EXERCISE DESCRIPTION.
Write out the listing below in full and exactly, leaving out every picture.

____________________

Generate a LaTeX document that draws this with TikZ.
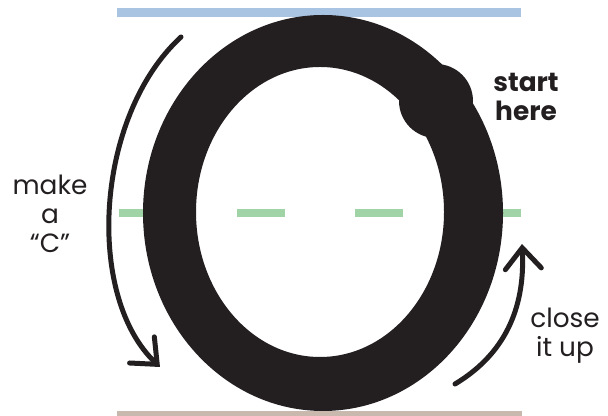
\documentclass[tikz,border=0pt]{standalone}
\usepackage{fontspec}
\setmainfont{Poppins}
\usepackage{tikz}
\usetikzlibrary{positioning,arrows.meta}
\definecolor{InkBlack}{RGB}{35,31,32}
\definecolor{TopBlue}{RGB}{168,196,226}
\definecolor{MidGreen}{RGB}{160,212,166}
\definecolor{BaseTan}{RGB}{200,184,174}

\tikzset{
  guide/.style={line width=0.18cm},
  turnarrow/.style={color=InkBlack, line width=0.1cm, line cap=round,
    -{Straight Barb[length=0.42cm,width=0.72cm,line cap=round]}},
  hint/.style={color=InkBlack, align=center, font=\fontsize{15}{16.5}\selectfont}
}

\begin{document}
\begin{tikzpicture}
    \useasboundingbox (0,0) rectangle (12.16,8.32);
    % guide lines
    \draw[guide, color=TopBlue] (2.34,8.07) -- (10.42,8.07);
    \draw[guide, color=MidGreen, line width=0.16cm, dash pattern=on 0.96cm off 1.40cm] (2.38,4.06) -- (10.42,4.06);
    \draw[guide, color=BaseTan] (2.34,0) -- (10.44,0);
    % the letter O
    \fill[InkBlack, even odd rule] (6.46,4.06) ellipse [x radius=3.60, y radius=3.96]
                                   (6.40,4.08) ellipse [x radius=2.48, y radius=2.90];
    \fill[InkBlack] (8.72,6.30) circle (0.74);
    % strokes
    \coordinate (leftfrom) at (3.62,7.58);
    \coordinate (leftto) at (3.20,0.98);
    \coordinate (rightfrom) at (9.10,0.64);
    \coordinate (rightto) at (10.44,3.44);
    \draw[turnarrow] (leftfrom) .. controls (1.9,6.0) and (1.7,2.4) .. (leftto);
    \draw[turnarrow] (rightfrom) .. controls (10.2,1.3) and (10.5,2.3) .. (rightto);
    % labels
    \node[hint] (makec) at (1.00,4.04) {make\\a\\“C”};
    \node[hint, font=\fontsize{15}{16.5}\selectfont\bfseries] (starthere) at (10.52,6.38) {start\\here};
    \node[hint] (closeup) at (11.30,1.60) {close\\it up};
  \end{tikzpicture}
\end{document}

____________________

ANSWER FOR THE TASK.
Generate a LaTeX document that draws this with TikZ.
\documentclass[tikz,border=0pt]{standalone}
\usepackage{fontspec}
\setmainfont{Poppins}
\usepackage{tikz}
\usetikzlibrary{positioning,arrows.meta}
\definecolor{InkBlack}{RGB}{35,31,32}
\definecolor{TopBlue}{RGB}{168,196,226}
\definecolor{MidGreen}{RGB}{160,212,166}
\definecolor{BaseTan}{RGB}{200,184,174}

\tikzset{
  guide/.style={line width=0.18cm},
  turnarrow/.style={color=InkBlack, line width=0.1cm, line cap=round,
    -{Straight Barb[length=0.42cm,width=0.72cm,line cap=round]}},
  hint/.style={color=InkBlack, align=center, font=\fontsize{15}{16.5}\selectfont}
}

\begin{document}
\begin{tikzpicture}
    \useasboundingbox (0,0) rectangle (12.16,8.32);
    % guide lines
    \draw[guide, color=TopBlue] (2.34,8.07) -- (10.42,8.07);
    \draw[guide, color=MidGreen, line width=0.16cm, dash pattern=on 0.96cm off 1.40cm] (2.38,4.06) -- (10.42,4.06);
    \draw[guide, color=BaseTan] (2.34,0) -- (10.44,0);
    % the letter O
    \fill[InkBlack, even odd rule] (6.46,4.06) ellipse [x radius=3.60, y radius=3.96]
                                   (6.40,4.08) ellipse [x radius=2.48, y radius=2.90];
    \fill[InkBlack] (8.72,6.30) circle (0.74);
    % strokes
    \coordinate (leftfrom) at (3.62,7.58);
    \coordinate (leftto) at (3.20,0.98);
    \coordinate (rightfrom) at (9.10,0.64);
    \coordinate (rightto) at (10.44,3.44);
    \draw[turnarrow] (leftfrom) .. controls (1.9,6.0) and (1.7,2.4) .. (leftto);
    \draw[turnarrow] (rightfrom) .. controls (10.2,1.3) and (10.5,2.3) .. (rightto);
    % labels
    \node[hint] (makec) at (1.00,4.04) {make\\a\\“C”};
    \node[hint, font=\fontsize{15}{16.5}\selectfont\bfseries] (starthere) at (10.52,6.38) {start\\here};
    \node[hint] (closeup) at (11.30,1.60) {close\\it up};
  \end{tikzpicture}
\end{document}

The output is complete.